三代将軍徳川家光公が描いた立鶴の茶碗を、
遠州公が切形をもって注文したと伝えられる
「御本立鶴茶碗」とよばれるものが図柄と
器形がほぼ同じもので十碗ほど伝わっています。
又、小堀家に伝わる「夢の字」茶碗は、
遠州公が釜山窯に「切形」を送って注文を出し、
送られてきた素焼きに遠州自ら「夢」の字を書
いて送り返してと、二回の往復を経て生まれた
茶碗です。

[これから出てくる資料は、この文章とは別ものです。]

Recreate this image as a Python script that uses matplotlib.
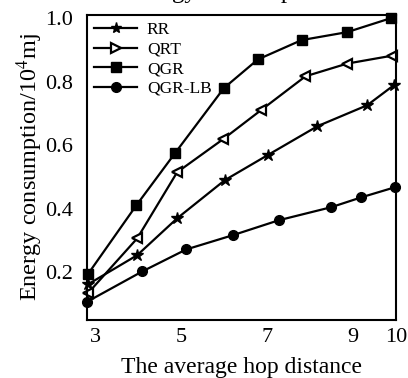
import numpy as np
import matplotlib.pyplot as plt
from matplotlib.lines import Line2D

plt.rcParams['font.family'] = 'Liberation Serif'
plt.rcParams['mathtext.fontset'] = 'stix'

# data
x_rr = [2.82, 3.97, 4.90, 6.01, 7.01, 8.17, 9.33, 9.95]
rr = [0.162, 0.254, 0.370, 0.490, 0.569, 0.660, 0.726, 0.789]

x_qrt = [2.82, 3.97, 4.90, 5.97, 6.85, 7.89, 8.86, 9.91]
qrt = [0.134, 0.307, 0.515, 0.619, 0.710, 0.817, 0.857, 0.882]

x_qgr = [2.82, 3.95, 4.85, 5.99, 6.78, 7.80, 8.86, 9.88]
qgr = [0.194, 0.411, 0.575, 0.780, 0.870, 0.931, 0.956, 1.0]

x_lb = [2.81, 4.09, 5.11, 6.20, 7.27, 8.49, 9.19, 9.98]
qgr_lb = [0.108, 0.203, 0.272, 0.317, 0.364, 0.405, 0.436, 0.468]

xticks = [3, 5, 7, 9, 10]
yticks = [0.2, 0.4, 0.6, 0.8, 1.0]

fig = plt.figure(figsize=(4.08, 3.78), dpi=100)
ax = fig.add_axes([87/408, 1-320/378, 309/408, 305/378])

lw = 1.6
ax.plot(x_rr, rr, color='k', lw=lw, marker='*', ms=9, clip_on=False)
ax.plot(x_qrt, qrt, color='k', lw=lw, marker='<', ms=7, mfc='white', mew=1.6, clip_on=False)
ax.plot(x_qgr, qgr, color='k', lw=lw, marker='s', ms=7, clip_on=False)
ax.plot(x_lb, qgr_lb, color='k', lw=lw, marker='o', ms=7, clip_on=False)

handles = [Line2D([], [], color='k', lw=lw, marker='*', ms=8),
           Line2D([], [], color='k', lw=lw, marker='>', ms=7, mfc='white', mew=1.6),
           Line2D([], [], color='k', lw=lw, marker='s', ms=7),
           Line2D([], [], color='k', lw=lw, marker='o', ms=7)]
ax.legend(handles, ['RR', 'QRT', 'QGR', 'QGR-LB'], loc='upper left', frameon=False,
          fontsize=12.5, handlelength=2.5, handletextpad=0.55, labelspacing=0.2,
          borderaxespad=0.0, bbox_to_anchor=(0.0, 1.0))

ax.set_xlim(2.8, 10)
ax.set_ylim(0.05, 1.01)
ax.set_xticks(xticks)
ax.set_yticks(yticks)
ax.set_yticklabels(['%.1f' % v for v in yticks])
ax.tick_params(length=0, labelsize=16)
ax.tick_params(axis='y', pad=10)
ax.tick_params(axis='x', pad=6)
for s in ax.spines.values():
    s.set_linewidth(1.5)

ax.set_xlabel('The average hop distance', fontsize=17, labelpad=7)
ax.set_ylabel('Energy consumption/10$^4$mj', fontsize=17.5, labelpad=0)
# title sits mostly above the picture, only the descenders show
fig.text(229/408, 1.006, 'Energy consumption', fontsize=18, ha='center', va='baseline')

fig.savefig('out.png', dpi=100)
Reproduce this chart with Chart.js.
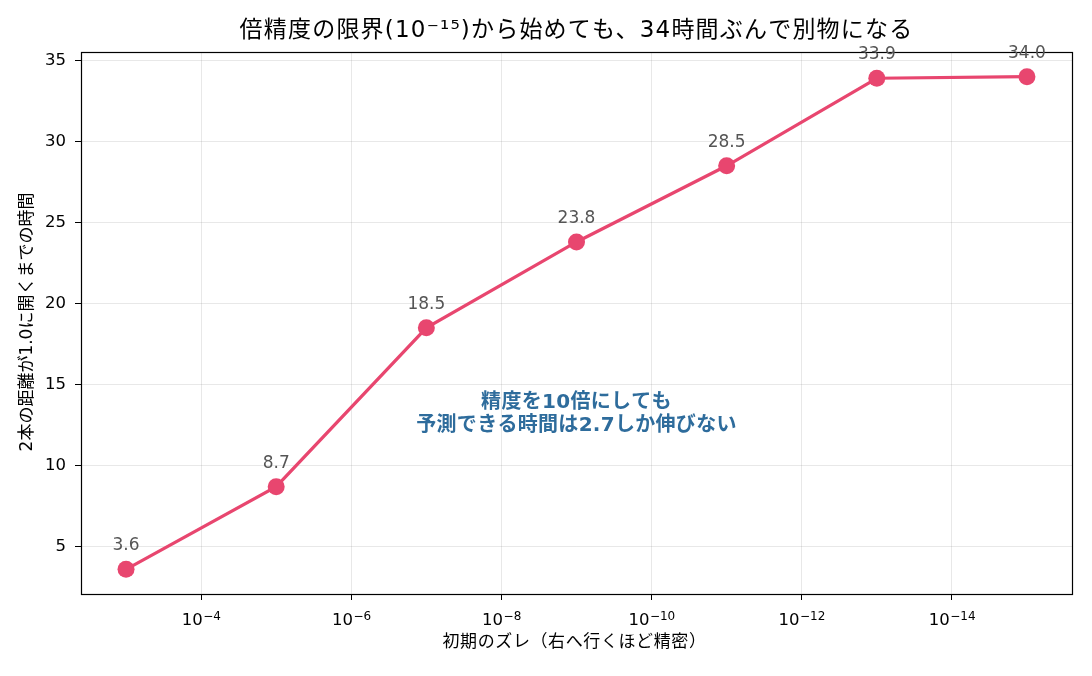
<!DOCTYPE html>
<html>
<head>
<meta charset="utf-8">
<script src="https://cdn.jsdelivr.net/npm/chart.js@4.4.1/dist/chart.umd.min.js"></script>
<style>
html,body{margin:0;padding:0;background:#fff;}
#wrap{width:1092px;height:676px;}
</style>
</head>
<body>
<div id="wrap"><canvas id="c" width="1092" height="676"></canvas></div>
<script>
const initialOffsets = [1e-3, 1e-5, 1e-7, 1e-9, 1e-11, 1e-13, 1e-15];
const hoursToSeparate = [3.6, 8.7, 18.5, 23.8, 28.5, 33.9, 34.0];
const xTickExponents = [-4, -6, -8, -10, -12, -14];
const yTickValues = [5, 10, 15, 20, 25, 30, 35];
const titleText = '倍精度の限界(10⁻¹⁵)から始めても、34時間ぶんで別物になる';
const xAxisTitle = '初期のズレ（右へ行くほど精密）';
const yAxisTitle = '2本の距離が1.0に開くまでの時間';
const noteLines = ['精度を10倍にしても', '予測できる時間は2.7しか伸びない'];
const notePosition = {x: 1e-9, y: 13.2};

const LINE_COLOR = '#e8466f';
const MIXED = '"DejaVu Sans", "Noto Sans CJK JP", sans-serif';
const NUM = '"DejaVu Sans", sans-serif';

function setSpacing(ctx, px){ if ('letterSpacing' in ctx) ctx.letterSpacing = px + 'px'; }

const overlay = {
  id: 'overlay',
  afterDraw(chart){
    const ctx = chart.ctx, a = chart.chartArea;
    const xs = chart.scales.x, ys = chart.scales.y;
    const midX = (a.left + a.right) / 2;
    ctx.save();
    // frame
    ctx.strokeStyle = '#000';
    ctx.lineWidth = 1.2;
    ctx.strokeRect(Math.round(a.left)+0.5, Math.round(a.top)+0.5, Math.round(a.right-a.left), Math.round(a.bottom-a.top));

    // x tick labels: 10 with superscript exponent
    ctx.fillStyle = '#000';
    ctx.textBaseline = 'alphabetic';
    ctx.textAlign = 'left';
    xTickExponents.forEach(e => {
      const px = xs.getPixelForValue(Math.pow(10, e));
      const base = '10', sup = '\u2212' + Math.abs(e);
      ctx.font = '16.5px ' + NUM;
      const wb = ctx.measureText(base).width;
      ctx.font = '12px ' + NUM;
      const ws = ctx.measureText(sup).width;
      const x0 = px - (wb + ws) / 2;
      ctx.font = '16.5px ' + NUM;
      ctx.fillText(base, x0, a.bottom + 31);
      ctx.font = '12px ' + NUM;
      ctx.fillText(sup, x0 + wb + 0.5, a.bottom + 26);
    });

    // value labels
    ctx.fillStyle = '#555555';
    ctx.font = '17px ' + NUM;
    ctx.textAlign = 'center';
    ctx.textBaseline = 'alphabetic';
    initialOffsets.forEach((x, i) => {
      const px = xs.getPixelForValue(x), py = ys.getPixelForValue(hoursToSeparate[i]);
      ctx.fillText(hoursToSeparate[i].toFixed(1), px, py - 19);
    });

    // title
    ctx.fillStyle = '#000';
    ctx.textBaseline = 'middle';
    ctx.font = '23px ' + MIXED;
    setSpacing(ctx, 1.2);
    ctx.fillText(titleText, midX, 31);

    // x axis title
    ctx.font = '17px ' + MIXED;
    setSpacing(ctx, 0.6);
    ctx.fillText(xAxisTitle, midX - 2, 643);

    // y axis title
    setSpacing(ctx, 0);
    ctx.save();
    ctx.translate(28, 322);
    ctx.rotate(-Math.PI / 2);
    ctx.font = '17px ' + MIXED;
    ctx.fillText(yAxisTitle, 0, 0);
    ctx.restore();

    // note
    ctx.fillStyle = '#2e6c9c';
    ctx.font = 'bold 20px ' + MIXED;
    setSpacing(ctx, 0.3);
    const cx = xs.getPixelForValue(notePosition.x), cy = ys.getPixelForValue(notePosition.y);
    ctx.fillText(noteLines[0], cx, cy - 11);
    ctx.fillText(noteLines[1], cx, cy + 12);
    ctx.restore();
  }
};

new Chart(document.getElementById('c'), {
  type: 'line',
  data: {
    datasets: [{
      data: initialOffsets.map((x, i) => ({x: x, y: hoursToSeparate[i]})),
      borderColor: LINE_COLOR,
      backgroundColor: LINE_COLOR,
      borderWidth: 3.2,
      pointRadius: 8.5,
      pointHoverRadius: 8.5,
      pointBorderWidth: 0,
      tension: 0,
      clip: false
    }]
  },
  options: {
    responsive: false,
    animation: false,
    events: [],
    layout: {padding: {top: 52, right: 20, bottom: 0, left: 0}},
    plugins: {
      legend: {display: false},
      tooltip: {enabled: false},
      title: {display: false}
    },
    scales: {
      x: {
        type: 'logarithmic',
        reverse: true,
        min: Math.pow(10, -15.6),
        max: Math.pow(10, -2.4),
        afterBuildTicks(scale){ scale.ticks = xTickExponents.map(e => ({value: Math.pow(10, e)})); },
        afterFit(scale){ scale.height = 82; },
        ticks: {display: false, autoSkip: false, maxRotation: 0},
        grid: {color: 'rgba(128,128,128,0.18)', tickColor: '#000', tickLength: 6, lineWidth: 1},
        border: {display: false}
      },
      y: {
        type: 'linear',
        min: 2.08,
        max: 35.52,
        afterBuildTicks(scale){ scale.ticks = yTickValues.map(v => ({value: v})); },
        afterFit(scale){ scale.width = 81; },
        ticks: {color: '#000', font: {family: NUM, size: 16.5}, padding: 9},
        grid: {color: 'rgba(128,128,128,0.18)', tickColor: '#000', tickLength: 6, lineWidth: 1},
        border: {display: false}
      }
    }
  },
  plugins: [overlay]
});
</script>
</body>
</html>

この茶碗の箱蓋表には遠州公の筆で
「新高麗」と書いてあります。
ご機嫌よろしゅうございます。
これまで遠州公ゆかりの茶陶をご紹介してまいりましたが、
遠州公が指導した茶陶は国内だけではありません。
オランダ・中国・朝鮮と海外の窯にも好みの茶陶を焼かせていました。
現在、茶会で海外の道具を取り入れることはよく行われますが、
江戸前期の茶会記にみると、染付・青磁など用いているのは
遠州公を始め武家茶人や僧侶で、利休以来の千家の茶の湯では
この種の茶陶はほとんど使われていません。
17世紀に海外から請来された茶陶の多くは武家社会や交易に
関わった人々の間で珍重され、茶道界全体に行き渡るのは
もう少し後のことになります。
今月は遠州公が指導した海外の茶陶をご紹介致します。
ご機嫌よろしゅうございます。
先週ご紹介した古曽部焼と同様、遠州七窯に数えられてはいるものの
遠州公以後の窯と考えられている焼き物に「赤膚焼」があります。
現在では可愛らしい奈良絵でおなじみの赤膚焼ですね。
五条山では室町時代から土風炉(奈良風炉)などがつくられました。
天正期、国主大和大納言秀長が尾張国の陶工与九郎を招き開窯を命じ、
正保期の当主本多政勝のとき、仁清が訪れて開窯したと伝えられますが
詳細は分かっていません。
寛政末年、当主であった柳沢保光(堯三)が御用窯とし、保光没後は一時衰微しますが、
天保期に、郡山在住の数奇者である奥田木白が陶工治兵衛の窯で仁清写等、
写物を焼成し再興しました。
遠州公との関連は定かではありませんが、秀長に仕える父と青年期を過ごした
大和郡山の窯であることが、なにか関係があるのではと思うと大変興味深いです。
ご機嫌よろしゅうございます。
今日は古曽部焼の歴史のお話しを。
寛政三年(1791)五十嵐四郎兵衛新平が京焼風な窯を築いて再興しました。
以後代々「古曽部」の印を用いて京焼風の茶陶や高取・唐津・絵高麗・南蛮写
などの雅陶を制作しました。特に二代信平は名手として知られています。
通常焼き物は集落に何軒かの窯元があり、焼き物を作りますが、
古曽部焼は、五十嵐家を唯一の窯元とする、五十嵐家の家業として生産されていました。
古曽部窯は、五十嵐家の敷地内に設置された登り窯の名称で、
最後に製品が焼かれて後20年以上すぎた1950年代に破損、窯を閉ざしたまま現在に至っています。
ご機嫌よろしゅうございます。
幕末の道具商田内梅軒が著した「陶器考」の中に記される「遠州七窯」の一つに
古曽部焼があげられています。
伊勢姫、能因法師隠棲の地としても知られる古曽部。
古曽部焼の開窯は桃山時代末から江戸初期とされ、
遠州七窯の伝承があるものの、確かな史料がありません。
そのため遠州以後の窯と考えられています。